4) Pick airlines based on amenities offered (e.g., food quality, video capabilities, power at seats). Again, almost always non-US airlines.
The only thing I nominally try to do to that is US-centric is I try to pick Boeing planes over Airbus planes, if everything else is somewhat equal. This is just a personal thing I do because I don't like the way the EU subsidizes Airbus.
Airports are a business.....and in the US, as everybody knows....businesses are dictated by the demands of two entities - politics and share holders.......in case you haven't noticed, the consumer has no stake in this or anything else anymore because.....consumers are STUPID and haven't figured out that you don't vote with your ballet - you vote with your WALLET !
As soon as people in the US stop spending their money on crappy goods and services - we will stop getting crappy goods and services.
As soon as we stop electing crappy, crooked, self-serving politicians, we will get the consumer advocacy we deserve. If you stop giving your money to crappy corporations, they won't have the money to lobby crappy politicians and the crappy politicians will have to get their support from the people that hired them, instead of the corporations who bought them.
Besides, most of the rest of the world is not driven by the corporate greed that demands we cut back on everything necessary to make the price of the stock rise higher, so greedy egomaniacal CEOs can get richer.
I truly believe that all federal laws and spending programs should sunset in 5 years. At least they could be reviewed for efficacy and altered or dumped.
Travelled extensively and can say many of the airports mentioned in top 10 are well deserved for convenience of connections, amenities, number of flights etc. I like Schiphol in Amsterdam for the ease of amenities from shopping, dining, transportation (train) and the ability to walk across the street to rental cars.
My favorite US International Airport is SFO (San Francisco)
I fly extensively, and would ask that if anyone thinks there is bias or uniformed evaluators influencing the rating system, please fly to Incheon International, in South Korea. The layout and architecture of this facility is fantastic. Over the past 2 years, I have been in an out of Incheon 10 times and have only had good and pleasing experiences to report with the staff and facilities.
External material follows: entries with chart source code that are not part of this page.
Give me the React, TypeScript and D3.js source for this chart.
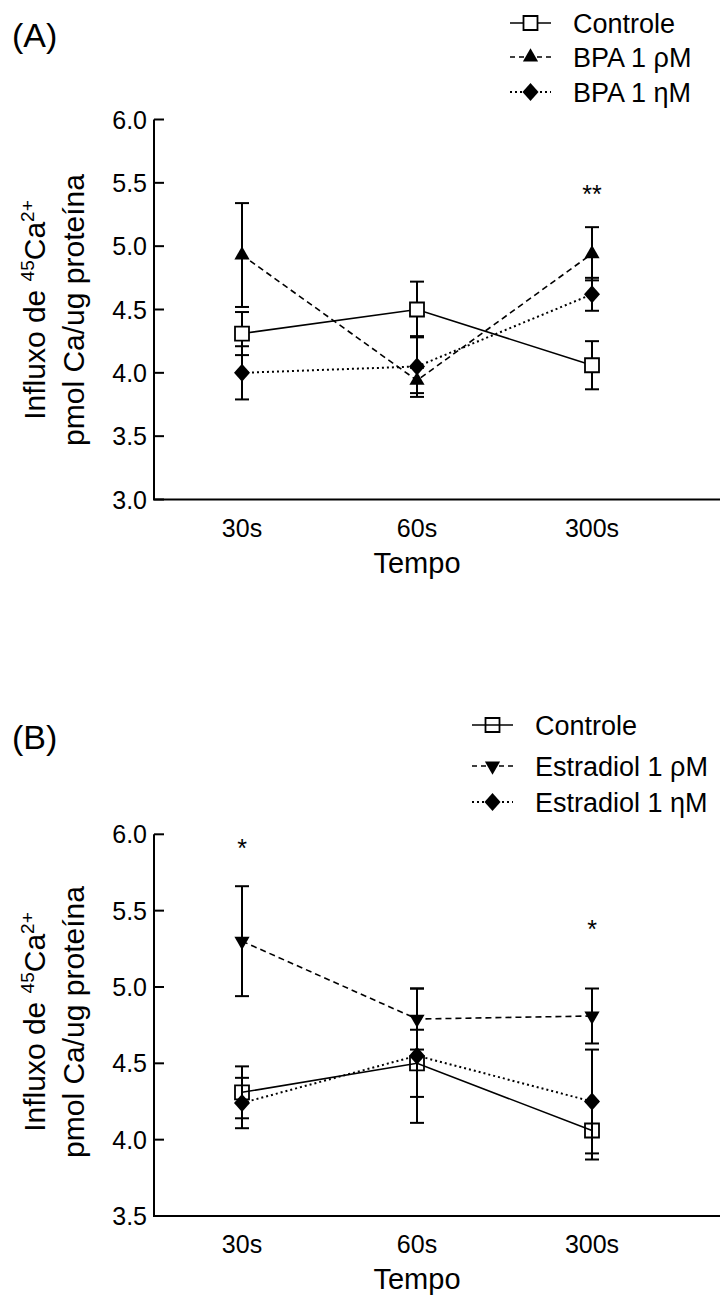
import React from "react";
import * as d3 from "d3";

const tempos = ["30s", "60s", "300s"];

const controleMean = [4.31, 4.5, 4.06];
const controleSem = [0.17, 0.22, 0.19];
const bpaPmMean = [4.93, 3.94, 4.94];
const bpaPmSem = [0.41, 0.1, 0.21];
const bpaNmMean = [4.0, 4.05, 4.62];
const bpaNmSem = [0.21, 0.24, 0.13];
const e2PmMean = [5.3, 4.79, 4.81];
const e2PmSem = [0.36, 0.2, 0.18];
const e2NmMean = [4.24, 4.55, 4.25];
const e2NmSem = [0.165, 0.44, 0.34];

const yTicksA = [3.0, 3.5, 4.0, 4.5, 5.0, 5.5, 6.0];
const yTicksB = [3.5, 4.0, 4.5, 5.0, 5.5, 6.0];
const starsA = ["", "", "**"];
const starsAt = [0, 0, 5.34];
const starsB = ["*", "", "*"];
const starsBt = [5.85, 0, 5.32];

const FONT = "'Liberation Sans', Arial, sans-serif";

type Marker = "square" | "up" | "down" | "diamond";

interface Series {
  name: string;
  mean: number[];
  sem: number[];
  marker: Marker;
  dash?: string;
}

const markerPath = (m: Marker) => {
  if (m === "square") return d3.symbol(d3.symbolSquare, 196)()!;
  if (m === "up" || m === "down") return d3.symbol(d3.symbolTriangle, 100)()!;
  return "M0,-9L8,0L0,9L-8,0Z";
};

function Mark({ m, x, y, fill }: { m: Marker; x: number; y: number; fill: string }) {
  const rot = m === "down" ? " rotate(180)" : "";
  return (
    <path
      d={markerPath(m)}
      transform={`translate(${x},${y})${rot}`}
      fill={m === "square" ? fill : "#000"}
      stroke="#000"
      strokeWidth={m === "square" ? 1.8 : 0}
    />
  );
}

interface PanelProps {
  label: string;
  series: Series[];
  yTicks: number[];
  yRange: [number, number];
  stars: string[];
  starVals: number[];
  squareFill: string;
  legendX: number;
  legendYs: number[];
  throughSquare: boolean;
  ylabelY: number;
  labelY: number;
}

function Panel(p: PanelProps) {
  const x = d3.scalePoint<string>().domain(tempos).range([242, 592]);
  const y = d3
    .scaleLinear()
    .domain([p.yTicks[0], p.yTicks[p.yTicks.length - 1]])
    .range(p.yRange);
  const axisX = 154;
  const bottom = p.yRange[0];
  const top = p.yRange[1];
  const line = d3
    .line<number>()
    .x((_, i) => x(tempos[i])!)
    .y(d => y(d));

  return (
    <g>
      <text x={12} y={p.labelY} fontSize={34} fontFamily={FONT}>
        {p.label}
      </text>

      {/* axes */}
      <line x1={axisX} x2={axisX} y1={top} y2={bottom} stroke="#000" strokeWidth={2} />
      <line x1={axisX - 1} x2={720} y1={bottom} y2={bottom} stroke="#000" strokeWidth={2} />
      {p.yTicks.map(t => (
        <g key={t}>
          <line x1={axisX} x2={axisX + 10} y1={y(t)} y2={y(t)} stroke="#000" strokeWidth={2} />
          <text
            x={147}
            y={y(t)}
            dy="0.36em"
            textAnchor="end"
            fontSize={25}
            fontFamily={FONT}
          >
            {t.toFixed(1)}
          </text>
        </g>
      ))}
      {tempos.map(t => (
        <text
          key={t}
          x={x(t)}
          y={bottom + 37}
          textAnchor="middle"
          fontSize={25}
          fontFamily={FONT}
        >
          {t}
        </text>
      ))}
      <text x={417} y={bottom + 73} textAnchor="middle" fontSize={29} fontFamily={FONT}>
        Tempo
      </text>

      {/* y label */}
      <g transform={`translate(0,${p.ylabelY})`} fontFamily={FONT}>
        <text transform="translate(45,0) rotate(-90)" textAnchor="middle" fontSize={30}>
          Influxo de{" "}
          <tspan dy={-11} fontSize={19}>
            45
          </tspan>
          <tspan dy={11}>Ca</tspan>
          <tspan dy={-11} fontSize={19}>
            2+
          </tspan>
        </text>
        <text transform="translate(84,0) rotate(-90)" textAnchor="middle" fontSize={30}>
          pmol Ca/ug proteína
        </text>
      </g>

      {/* lines */}
      {p.series.map(s => (
        <path
          key={s.name}
          d={line(s.mean)!}
          fill="none"
          stroke="#000"
          strokeWidth={s.dash === "2,3" ? 2 : 1.6}
          strokeDasharray={s.dash}
        />
      ))}

      {/* error bars */}
      {p.series.map(s =>
        s.mean.map((m, i) => {
          const cx = x(tempos[i])!;
          const y0 = y(m - s.sem[i]);
          const y1 = y(m + s.sem[i]);
          return (
            <g key={s.name + i} stroke="#000" strokeWidth={2}>
              <line x1={cx} x2={cx} y1={y0} y2={y1} />
              <line x1={cx - 7} x2={cx + 7} y1={y0} y2={y0} />
              <line x1={cx - 7} x2={cx + 7} y1={y1} y2={y1} />
            </g>
          );
        }),
      )}

      {/* markers */}
      {p.series.map(s =>
        s.mean.map((m, i) => (
          <Mark key={s.name + i} m={s.marker} x={x(tempos[i])!} y={y(m)} fill={p.squareFill} />
        )),
      )}

      {/* significance */}
      {p.stars.map((st, i) =>
        st ? (
          <text
            key={i}
            x={x(tempos[i])}
            y={y(p.starVals[i])}
            textAnchor="middle"
            fontSize={25}
            fontFamily={FONT}
          >
            {st}
          </text>
        ) : null,
      )}

      {/* legend */}
      {p.series.map((s, i) => {
        const lx = p.legendX;
        const ly = p.legendYs[i];
        return (
          <g key={s.name}>
            <line
              x1={lx}
              x2={lx + 41}
              y1={ly}
              y2={ly}
              stroke="#000"
              strokeWidth={s.dash === "2,3" ? 2 : 1.6}
              strokeDasharray={s.dash === "6,4" ? "5,4" : s.dash}
            />
            <Mark
              m={s.marker}
              x={lx + 20.5}
              y={ly}
              fill={s.marker === "square" && p.throughSquare ? "none" : "#fff"}
            />
            <text x={lx + 63} y={ly} dy="0.36em" fontSize={27} fontFamily={FONT}>
              {s.name}
            </text>
          </g>
        );
      })}
    </g>
  );
}

const seriesA: Series[] = [
  { name: "Controle", mean: controleMean, sem: controleSem, marker: "square" },
  { name: "BPA 1 ρM", mean: bpaPmMean, sem: bpaPmSem, marker: "up", dash: "6,4" },
  { name: "BPA 1 ηM", mean: bpaNmMean, sem: bpaNmSem, marker: "diamond", dash: "2,3" },
];

const seriesB: Series[] = [
  { name: "Controle", mean: controleMean, sem: controleSem, marker: "square" },
  { name: "Estradiol 1 ρM", mean: e2PmMean, sem: e2PmSem, marker: "down", dash: "6,4" },
  { name: "Estradiol 1 ηM", mean: e2NmMean, sem: e2NmSem, marker: "diamond", dash: "2,3" },
];

export default function App() {
  return (
    <svg
      width={720}
      height={1300}
      style={{ position: "absolute", left: 0, top: 0, background: "#fff" }}
    >
      <rect width={720} height={1300} fill="#fff" />
      <Panel
        label="(A)"
        series={seriesA}
        yTicks={yTicksA}
        yRange={[499.5, 119.5]}
        stars={starsA}
        starVals={starsAt}
        squareFill="#fff"
        legendX={510}
        legendYs={[23, 57, 92]}
        throughSquare={false}
        ylabelY={310}
        labelY={47}
      />
      <Panel
        label="(B)"
        series={seriesB}
        yTicks={yTicksB}
        yRange={[1216, 834.3]}
        stars={starsB}
        starVals={starsBt}
        squareFill="none"
        legendX={472}
        legendYs={[725, 766, 802]}
        throughSquare={true}
        ylabelY={1022}
        labelY={749}
      />
    </svg>
  );
}
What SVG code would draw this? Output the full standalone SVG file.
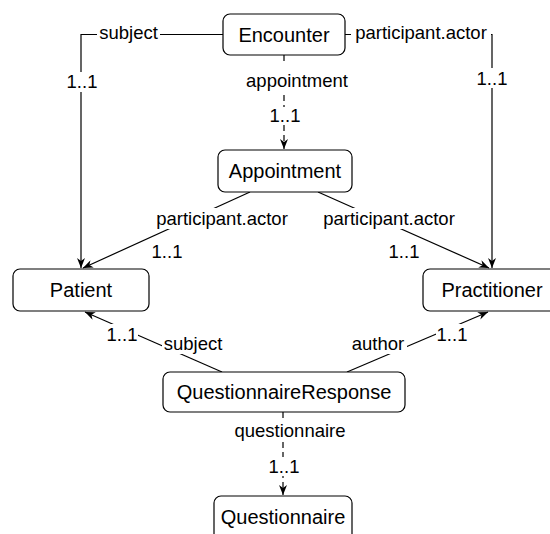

Upon arrival at Incheon, I've never waited on the tarmac for an aircraft to clear away from our assigned ramp. And upon departure from Incheon, my plane is always #1 for take off. The major US international HUBs like ATL, ORD, LAX, DFW, DEN and JFK are not entirely clean, or well organized, but more importantly, they and not well equipped for the volume of traffic that flows in an out of these airports. US airport owners and managers need to go back to school to learn from their competitors in the Asian Pacific. True, our major hubs are old, but they have good bones and could offer a much better experience to travelers if the owners and managers of these Airports made "customer satisfaction" their top goals.
New York Kennedy International Airport, The name is more impressive than the DUMP it really is!
Just getting off the plane and then going down the rickety old escalator which reminds one of the old Soviets Union's GUM stores; what is missing is a large sign welcoming to visitor to the socialist peoples republic of USA!
As a international traveler, I can tell you that the ridicules security levels at the US airports is over kill. The bad guys scared us on 9/11, and by looking at the fuss over loosening the security a little with the small knife issue you can see we are still a country of cowards and afraid of there shadow. Stop saying "As long as it keeps us safe" that BS.